Nieke Roos
15 December 2022

Eindhoven-based Axelera AI has announced its Metis artificial-intelligence platform to accelerate computer vision processing at the edge. It encompasses the Metis AI processing unit (AIPU) chip and the Voyager SDK software stack. PCI Express and M.2 acceleration cards will be available for selected customers in early 2023. Separately, Axelera is working with partners to develop system-ready vision solutions.

The Metis AIPU is a quad-core architecture. Central to the operation of each core is Axelera’s SRAM-based Digital In-Memory Computing (D-IMC) engine for accelerating matrix-vector multiplication operations, offering a high energy efficiency of 15 tera operations per second (TOPS) per watt at INT8 precision. The Thetis test chip, taped out a year ago, already demonstrated the engine’s efficacy.
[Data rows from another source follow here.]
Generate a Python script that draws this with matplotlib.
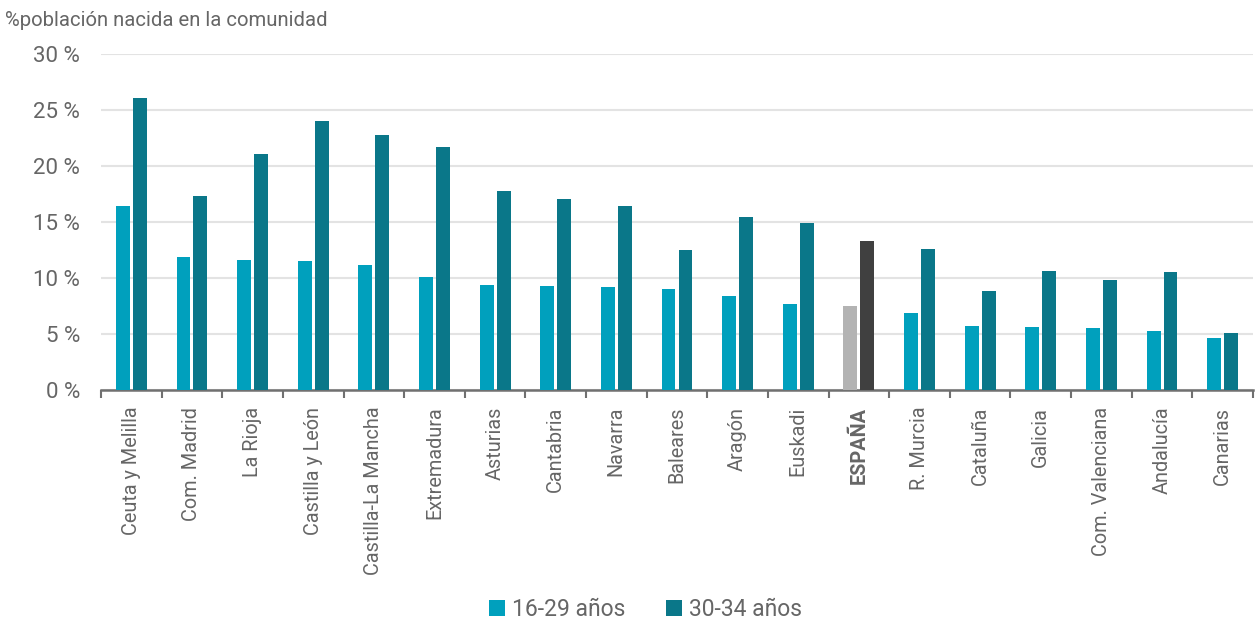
import matplotlib
matplotlib.use("Agg")
import matplotlib.pyplot as plt
import numpy as np

plt.rcParams['font.family'] = ['Roboto', 'DejaVu Sans']

categories = ["Ceuta y Melilla", "Com. Madrid", "La Rioja", "Castilla y León",
              "Castilla-La Mancha", "Extremadura", "Asturias", "Cantabria",
              "Navarra", "Baleares", "Aragón", "Euskadi", "ESPAÑA", "R. Murcia",
              "Cataluña", "Galicia", "Com. Valenciana", "Andalucía", "Canarias"]
age_16_29 = [16.4, 11.9, 11.6, 11.5, 11.2, 10.1, 9.4, 9.3, 9.2, 9.0, 8.4, 7.7,
             7.5, 6.9, 5.7, 5.65, 5.55, 5.3, 4.65]
age_30_34 = [26.05, 17.3, 21.1, 24.0, 22.8, 21.75, 17.8, 17.1, 16.4, 12.5, 15.5,
             14.95, 13.3, 12.6, 8.85, 10.65, 9.85, 10.55, 5.1]
series_labels = ["16-29 años", "30-34 años"]
yticks = [0, 5, 10, 15, 20, 25, 30]

c1, c2 = "#00A0BD", "#0A7789"
e1, e2 = "#B3B3B3", "#404040"
txt = "#666666"

fig = plt.figure(figsize=(12.58, 6.23), dpi=100)
ax = fig.add_axes([0.0803, 0.374, 0.9157, 0.539])

x = np.arange(len(categories))
w = 0.23
off = 0.14
cols1 = [e1 if c == "ESPAÑA" else c1 for c in categories]
cols2 = [e2 if c == "ESPAÑA" else c2 for c in categories]
ax.bar(x - off, age_16_29, width=w, color=cols1, label=series_labels[0], zorder=3)
ax.bar(x + off, age_30_34, width=w, color=cols2, label=series_labels[1], zorder=3)

ax.set_xlim(-0.5, len(categories) - 0.5)
ax.set_ylim(0, 30)
ax.set_yticks(yticks)
ax.set_yticklabels([f"{v} %" for v in yticks], fontsize=16, color=txt)
ax.yaxis.grid(True, color="#E3E3E3", linewidth=1.5, zorder=0)
ax.tick_params(axis='y', length=0, pad=15)

# category labels
ax.set_xticks(x)
ax.set_xticklabels(categories, rotation=90, fontsize=14.3, color=txt)
for lbl in ax.get_xticklabels():
    if lbl.get_text() == "ESPAÑA":
        lbl.set_fontweight("bold")
ax.tick_params(axis='x', which='major', length=0, pad=12)
ax.set_xticks(np.arange(-0.5, len(categories), 1), minor=True)
ax.tick_params(axis='x', which='minor', length=6, width=1.5, color="#707070")

for s in ["top", "right", "left"]:
    ax.spines[s].set_visible(False)
ax.spines["bottom"].set_color("#707070")
ax.spines["bottom"].set_linewidth(1.8)

fig.text(0.004, 0.982, "%población nacida en la comunidad", fontsize=14.6,
         color=txt, ha="left", va="top")

leg = fig.legend(loc="lower center", bbox_to_anchor=(0.513, -0.03), ncol=2,
                 frameon=False, fontsize=16.5, handlelength=0.7, handleheight=0.7,
                 handletextpad=0.3, columnspacing=1.8)
for t in leg.get_texts():
    t.set_color(txt)

fig.savefig("out.png", dpi=100)
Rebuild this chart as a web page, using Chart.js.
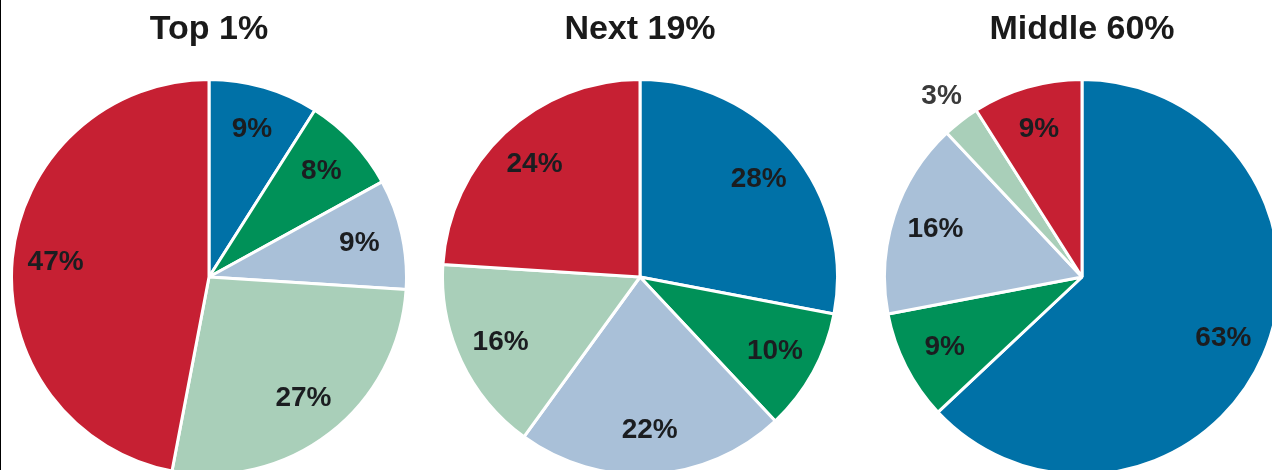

FP32 iso-accuracy is achieved without the need to retrain the neural network models.

Axelera AI vision box
Credit: Axelera AI

Each AIPU core can execute all layers of a standard neural network without external interactions delivering up to 53.5 TOPS. Thus, the compound throughput of the AIPU can reach 214 TOPS. The cores can either be combined to boost the throughput of a complex workload, operate independently on the same neural network to reduce latency or concurrently process different neural networks for applications featuring pipelines of neural networks.

The four cores are integrated into a system-on-chip (SoC), comprising a RISC-V controller, a PCI Express interface, an LPDDR4X controller and a security complex connected via a high-speed network-on-chip (NoC). The NoC also links the cores to a multi-level hierarchy of more than 52 MB of on-chip high-speed shared memories, while the LPDDR4 controller connects to external memory, enabling support for much larger neural networks. Finally, the PCI Express interface provides a high-speed link to an external host, which will offload full neural network applications to the AIPU.

Built on open, industry-standard frameworks and APIs, the Voyager SDK includes an integrated compiler, a runtime stack and optimization tools. It provides turnkey pipelines for state-of-the-art models, which users may adapt to their application, generate optimized code for and deploy to Metis-enabled edge devices. Via Axelera’s Model Zoo, they can access a host of neural networks to customize, fine-tune or deploy as-is. They can also import their own pre-trained neural networks. The SDK automatically quantizes and compiles neural networks that have been trained on different frameworks, generating code for the Axelera platform.

Axelera AI M2
Credit: Axelera AI

Metis supports solutions for a wide range of environments, ranging from fully embedded use cases to distributed processing of multiple 4K video streams across networked devices. According to Axelera, it’s the first product in the market to offer hundreds of TOPS compute performance at an edge price point. The M.2 acceleration card, for example, delivers up to 214 TOPS priced from 149 dollars. Powered by four AIPUs, the PCI Express card achieves up to 856 TOPS.

“The Metis AIPU demonstrates the effectiveness of our D-IMC engine by achieving matrix-vector multiplications with high precision and constant time complexity. In tandem with the advanced quantization algorithms, the large on-chip SRAM and the RISC-V technology, it’s well-suited to address the stringent operational requirements of the AI applications at the edge,” says Axelera AI co-founder and CTO Evangelos Eleftheriou. “Our end-to-end integrated software stack addresses the user pain points of AI application development at the edge.”